Pulling weather data into excel in bulk

92 Views Asked by At

We have a government source of weather data at https://climate.weather.gc.ca/historical_data/search_historic_data_e.html

I go and search for the station I want and then get to hourly data. It shows me one day worth, but will let me download the whole month as a csv. However, I am hoping to download or get many years of hourly data for the specific station. I would like to not do this one month at a time. I was wondering if anyone has insight on how to efficiently do this?
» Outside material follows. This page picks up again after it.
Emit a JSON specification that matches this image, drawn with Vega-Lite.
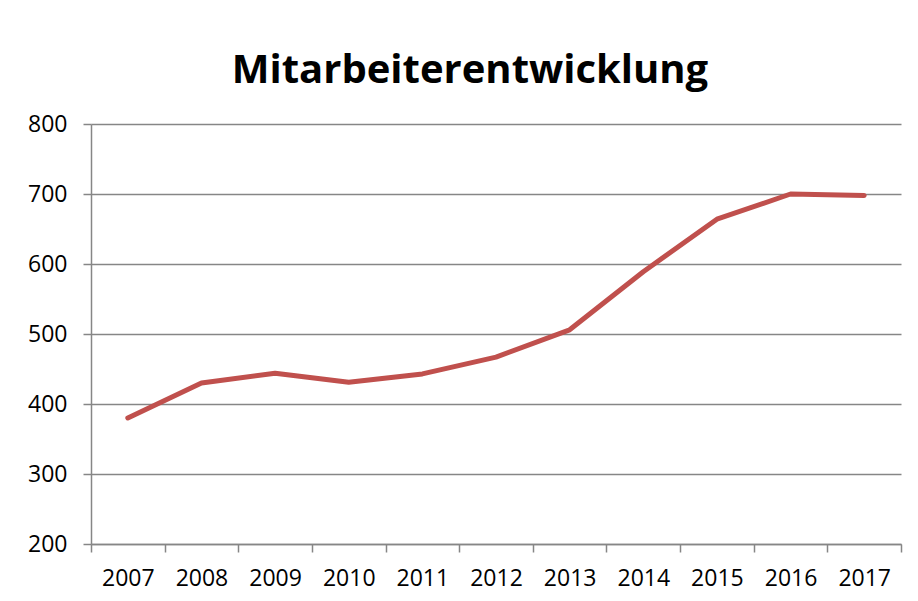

There is a section for get more data: https://collaboration.cmc.ec.gc.ca/cmc/climate/Get_More_Data_Plus_de_donnees/ but I am not well versed enough to fully understand how to use this and then what is the best way to get it into excel format.

Thanks!!

I'm not sure how to pull more than the one month csv file which is what I have tried so far.

1

There are 1 best solutions below

0
On

The site says

Hourly data interval:

for year in seq 1998 2008;do for month in seq 1 12;do wget --content-disposition "https://climate.weather.gc.ca/climate_data/bulk_data_e.html?format=csv&stationID=1706&Year=${year}&Month=${month}&Day=14&timeframe=1&submit=Download+Data"

So the server will only give one month per request. However, if we can make a table of years and months (as numbers) then we can make a list of urls and have PowerQuery get them all!

So let's say you want to get 5 years of data starting with November 2001. We can get the URL per month with a query like...

let
  StartDate = #date(2001, 11, 1),
  Years = 5,
  Dates = #table(
    type table [Date=date],
    {List.Dates(
      StartDate,
      Years * 12, //months
      #duration(0,1,0,0,0,0)
    )}
  ),
  #"Added Year" = Table.AddColumn(
    Dates,
    "Year",
    each Date.Year([Date]),
    Int64.Type
  ),
  #"Added Month" = Table.AddColumn(
    #"Added Year",
    "Month",
    each Date.Month([Date]),
    Int64.Type
  ),
  #"Added Day" = Table.AddColumn(
    #"Added Month",
    "Day",
    each Date.Day([Date]),
    Int64.Type
  ),
  #"URLs" = Table.TransformRows(
    #"Added Day",
    each
      "https://climate.weather.gc.ca/climate_data/bulk_data_e.html?format=csv&stationID=1706&Year=" &
      Text.From([Year]) &
      "&Month=" &
      Text.From([Month]) &
      "&Day=" &
      Text.From([Day]) &
      "&timeframe=1&submit=Download+Data"
  )
in
  #"URLs"

If you called that query "URLs", and then create a function query called "fCsvFromUrl" with code like

(URL as text) as table =>
let
  ToBinary = Web.Content(URL),
  ToText = Binary.ToText(ToBinary),
  ToTable = Csv.Document(ToText),
  #"Promoted Headers" = Table.PromoteHeaders(ToTable)
in
  #""Promoted Headers"

Then the combined data would be:

let
  URLs = URLs,
  Responses = List.Transform(
    URLs,
    fCsvFromUrl
  ),
  Combined = Table.Combine(Responses)
in
  Combined

Now, I have not debugged any of this, but once you debug I believe this will work!